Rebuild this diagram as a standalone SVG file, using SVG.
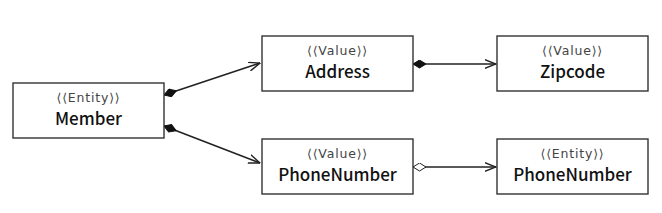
<svg xmlns="http://www.w3.org/2000/svg" width="662" height="213" viewBox="0 0 662 213">
<defs>
<marker id="arrow" viewBox="0 0 12 10" refX="11.5" refY="5" markerWidth="12" markerHeight="10" markerUnits="userSpaceOnUse" orient="auto">
<path d="M0,0.5 L11.5,5 L0,9.5" fill="none" stroke="#222" stroke-width="1.4"/>
</marker>
<marker id="dfill" viewBox="0 0 14 9" refX="0.5" refY="4.5" markerWidth="14" markerHeight="9" markerUnits="userSpaceOnUse" orient="auto">
<path d="M0.5,4.5 L7,0.5 L13.5,4.5 L7,8.5 Z" fill="#111" stroke="#111" stroke-width="1"/>
</marker>
<marker id="dopen" viewBox="0 0 14 9" refX="0.5" refY="4.5" markerWidth="14" markerHeight="9" markerUnits="userSpaceOnUse" orient="auto">
<path d="M0.5,4.5 L7,0.5 L13.5,4.5 L7,8.5 Z" fill="#fff" stroke="#222" stroke-width="1"/>
</marker>
</defs>
<style>
.box{fill:#fff;stroke:#333;stroke-width:1.4}
.st{font-family:"DejaVu Sans",sans-serif;font-size:12.5px;letter-spacing:0.8px;fill:#444;text-anchor:middle}
.nm{font-family:"Noto Sans CJK KR","Liberation Sans",sans-serif;font-size:17px;font-weight:500;fill:#111;text-anchor:middle}
.ln{fill:none;stroke:#222;stroke-width:1.5}
</style>
<rect width="662" height="213" fill="#fff"/>
<g id="connectors">
<line class="ln" x1="164" y1="95" x2="260" y2="63" marker-start="url(#dfill)" marker-end="url(#arrow)"/>
<line class="ln" x1="164" y1="126" x2="260" y2="163" marker-start="url(#dfill)" marker-end="url(#arrow)"/>
<line class="ln" x1="413" y1="64" x2="496" y2="64" marker-start="url(#dfill)" marker-end="url(#arrow)"/>
<line class="ln" x1="413" y1="167" x2="496" y2="167" marker-start="url(#dopen)" marker-end="url(#arrow)"/>
</g>
<g id="member">
<rect class="box" x="13" y="83" width="151" height="55"/>
<text class="st" x="88.5" y="102">⟨⟨Entity⟩⟩</text>
<text class="nm" x="88.5" y="125">Member</text>
</g>
<g id="address">
<rect class="box" x="262" y="36" width="151" height="55"/>
<text class="st" x="337.5" y="55">⟨⟨Value⟩⟩</text>
<text class="nm" x="337.5" y="78">Address</text>
</g>
<g id="zipcode">
<rect class="box" x="497" y="36" width="151" height="55"/>
<text class="st" x="572.5" y="55">⟨⟨Value⟩⟩</text>
<text class="nm" x="572.5" y="78">Zipcode</text>
</g>
<g id="phone-value">
<rect class="box" x="262" y="139" width="151" height="55"/>
<text class="st" x="337.5" y="158">⟨⟨Value⟩⟩</text>
<text class="nm" x="337.5" y="181">PhoneNumber</text>
</g>
<g id="phone-entity">
<rect class="box" x="497" y="139" width="151" height="55"/>
<text class="st" x="572.5" y="158">⟨⟨Entity⟩⟩</text>
<text class="nm" x="572.5" y="181">PhoneNumber</text>
</g>
</svg>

----------

What you are asked to do: Omit the pictures and give the material again, exactly and in full.

Correct output:
Rebuild this diagram as a standalone SVG file, using SVG.
<svg xmlns="http://www.w3.org/2000/svg" width="662" height="213" viewBox="0 0 662 213">
<defs>
<marker id="arrow" viewBox="0 0 12 10" refX="11.5" refY="5" markerWidth="12" markerHeight="10" markerUnits="userSpaceOnUse" orient="auto">
<path d="M0,0.5 L11.5,5 L0,9.5" fill="none" stroke="#222" stroke-width="1.4"/>
</marker>
<marker id="dfill" viewBox="0 0 14 9" refX="0.5" refY="4.5" markerWidth="14" markerHeight="9" markerUnits="userSpaceOnUse" orient="auto">
<path d="M0.5,4.5 L7,0.5 L13.5,4.5 L7,8.5 Z" fill="#111" stroke="#111" stroke-width="1"/>
</marker>
<marker id="dopen" viewBox="0 0 14 9" refX="0.5" refY="4.5" markerWidth="14" markerHeight="9" markerUnits="userSpaceOnUse" orient="auto">
<path d="M0.5,4.5 L7,0.5 L13.5,4.5 L7,8.5 Z" fill="#fff" stroke="#222" stroke-width="1"/>
</marker>
</defs>
<style>
.box{fill:#fff;stroke:#333;stroke-width:1.4}
.st{font-family:"DejaVu Sans",sans-serif;font-size:12.5px;letter-spacing:0.8px;fill:#444;text-anchor:middle}
.nm{font-family:"Noto Sans CJK KR","Liberation Sans",sans-serif;font-size:17px;font-weight:500;fill:#111;text-anchor:middle}
.ln{fill:none;stroke:#222;stroke-width:1.5}
</style>
<rect width="662" height="213" fill="#fff"/>
<g id="connectors">
<line class="ln" x1="164" y1="95" x2="260" y2="63" marker-start="url(#dfill)" marker-end="url(#arrow)"/>
<line class="ln" x1="164" y1="126" x2="260" y2="163" marker-start="url(#dfill)" marker-end="url(#arrow)"/>
<line class="ln" x1="413" y1="64" x2="496" y2="64" marker-start="url(#dfill)" marker-end="url(#arrow)"/>
<line class="ln" x1="413" y1="167" x2="496" y2="167" marker-start="url(#dopen)" marker-end="url(#arrow)"/>
</g>
<g id="member">
<rect class="box" x="13" y="83" width="151" height="55"/>
<text class="st" x="88.5" y="102">⟨⟨Entity⟩⟩</text>
<text class="nm" x="88.5" y="125">Member</text>
</g>
<g id="address">
<rect class="box" x="262" y="36" width="151" height="55"/>
<text class="st" x="337.5" y="55">⟨⟨Value⟩⟩</text>
<text class="nm" x="337.5" y="78">Address</text>
</g>
<g id="zipcode">
<rect class="box" x="497" y="36" width="151" height="55"/>
<text class="st" x="572.5" y="55">⟨⟨Value⟩⟩</text>
<text class="nm" x="572.5" y="78">Zipcode</text>
</g>
<g id="phone-value">
<rect class="box" x="262" y="139" width="151" height="55"/>
<text class="st" x="337.5" y="158">⟨⟨Value⟩⟩</text>
<text class="nm" x="337.5" y="181">PhoneNumber</text>
</g>
<g id="phone-entity">
<rect class="box" x="497" y="139" width="151" height="55"/>
<text class="st" x="572.5" y="158">⟨⟨Entity⟩⟩</text>
<text class="nm" x="572.5" y="181">PhoneNumber</text>
</g>
</svg>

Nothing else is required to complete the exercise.